The ABC inventory system, also known as the ABC analysis or the ABC inventory classification, is a method used in accounting and inventory management to categorize inventory items based on their importance, value, or usage. The system is based on the Pareto Principle, also known as the 80/20 rule, which suggests that a small number of items (approximately 20%) contribute to a significant portion of the total value (approximately 80%).

The ABC inventory system divides inventory items into three categories:

  • A-Items: These are high-value items with a significant impact on the overall inventory cost. They typically represent a small percentage of the total inventory items but account for a large portion of the total inventory value. A-items require close monitoring, tight control, and accurate forecasting to minimize stockouts and carrying costs.
  • B-Items: These are medium-value items that fall between A-items and C-items in terms of their contribution to the total inventory value. They represent a moderate percentage of total inventory items and inventory value. B-items require a balanced approach to inventory management, with a moderate level of control and monitoring.
  • C-Items: These are low-value items with a minimal impact on the overall inventory cost. They usually represent a large percentage of the total inventory items but account for a small portion of the total inventory value. C-items can be managed with less stringent controls, as their carrying costs and stockout costs are relatively low compared to A-items and B-items.

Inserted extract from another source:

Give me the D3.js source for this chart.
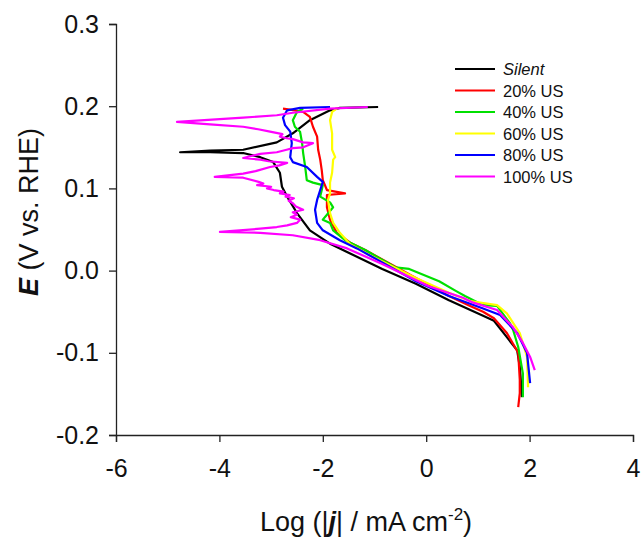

The ABC inventory system helps businesses prioritize their inventory management efforts, focusing on the most valuable items (A-items) to optimize inventory costs, reduce stockouts, and improve overall efficiency. By applying the ABC analysis, organizations can make better decisions regarding inventory control, purchasing, and forecasting, ultimately contributing to better financial performance.

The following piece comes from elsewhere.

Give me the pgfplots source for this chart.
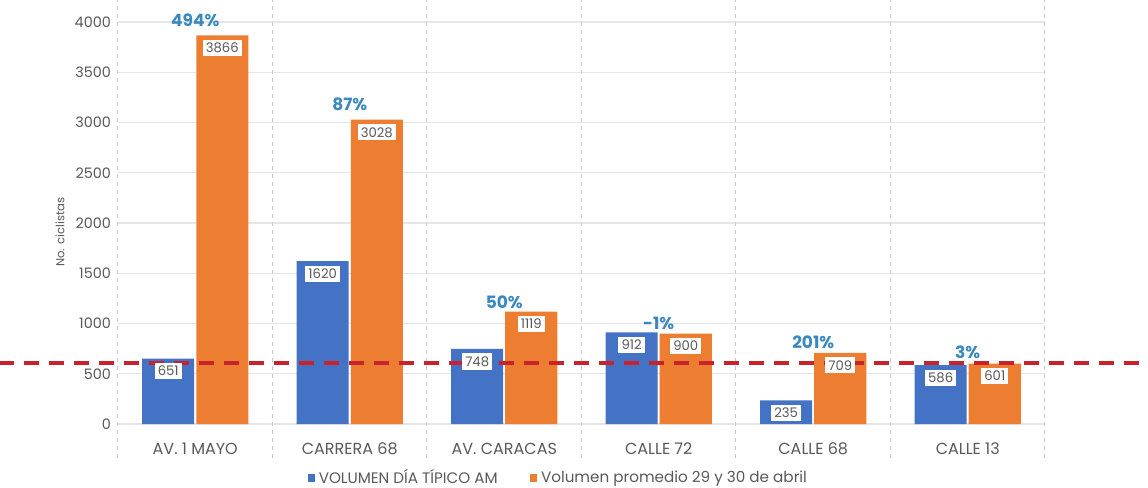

Example of an ABC Inventory System

Let’s consider a hypothetical example of a small retail store that sells electronic gadgets. The store carries a variety of items, such as smartphones, tablets, headphones, chargers, and phone cases. The store owner decides to implement the ABC inventory system to optimize inventory management.

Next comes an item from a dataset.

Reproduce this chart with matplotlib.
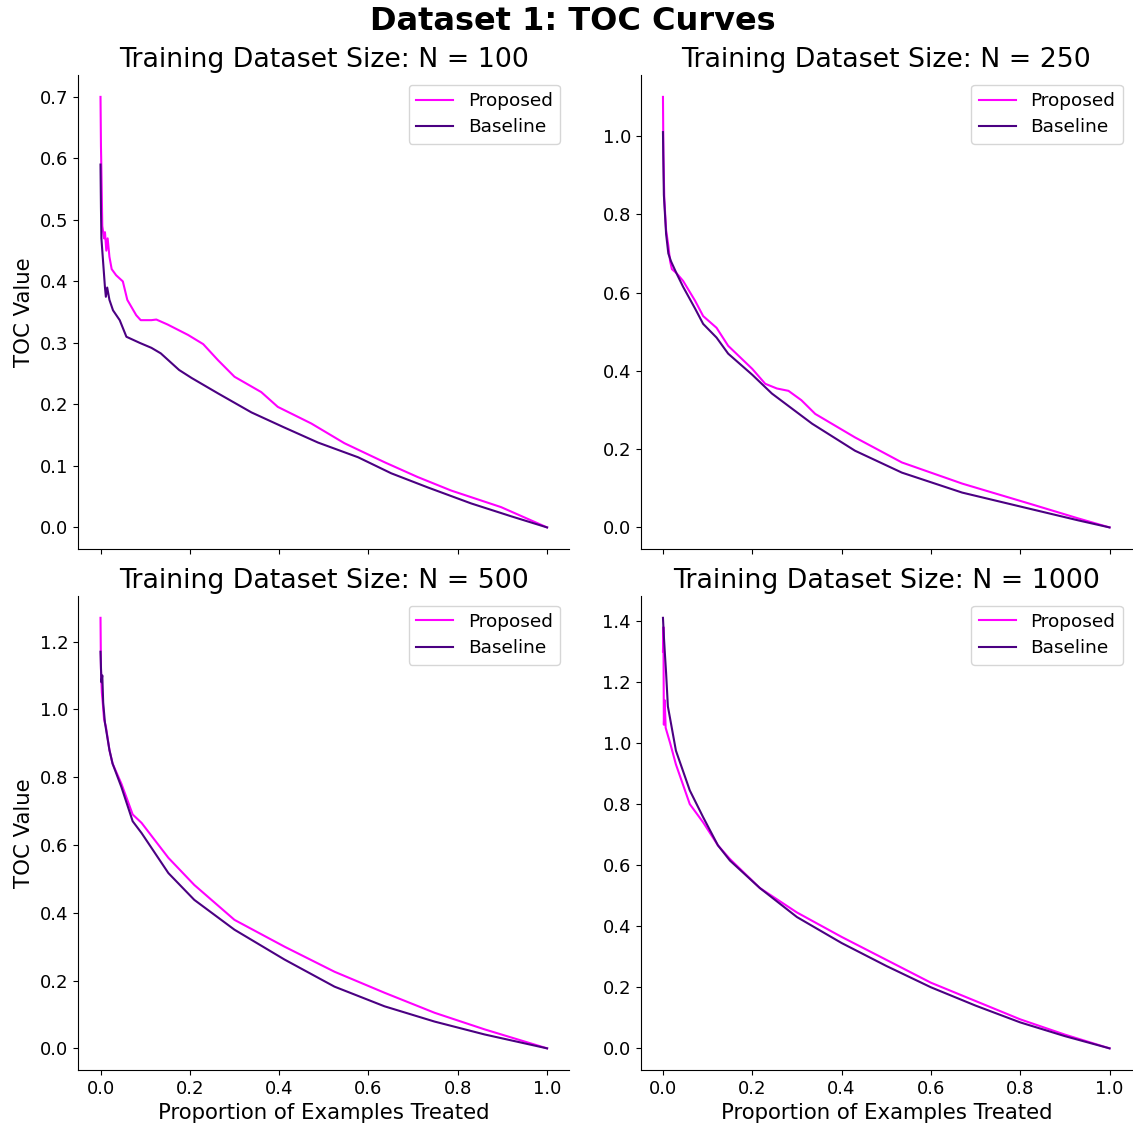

After analyzing the store’s sales data, the owner categorizes the inventory into A, B, and C items based on their value and contribution to the store’s revenue:

  • A-Items: High-end smartphones and tablets
    • Represent 10% of total inventory items
    • Account for 70% of the total inventory value
  • B-Items: Mid-range headphones and chargers
    • Represent 30% of total inventory items
    • Account for 25% of the total inventory value
  • C-Items: Phone cases and other low-cost accessories
    • Represent 60% of total inventory items
    • Account for 5% of the total inventory value

Based on the ABC classification, the store owner can now optimize inventory management:

  • A-Items: The owner focuses on maintaining adequate stock levels of high-end smartphones and tablets, as they have the most significant impact on the store’s revenue. They ensure accurate sales forecasting, negotiate better deals with suppliers, and implement tighter inventory control measures to minimize stockouts and carrying costs.
  • B-Items: The owner applies a balanced approach to managing mid-range headphones and chargers. They monitor the stock levels and sales trends, adjusting the inventory as needed. However, they do not need to invest as much time and effort as they do with A-items.
  • C-Items: The owner applies a more relaxed approach to managing phone cases and other low-cost accessories. They keep sufficient stock levels but do not invest significant resources in controlling these items, as they have a minimal impact on the store’s overall inventory value.

By implementing the ABC inventory system, the store owner can prioritize their inventory management efforts and resources, focusing on the items that contribute the most to the store’s revenue and inventory value. This approach helps the owner optimize inventory costs, improve efficiency, and ultimately increase the store’s profitability.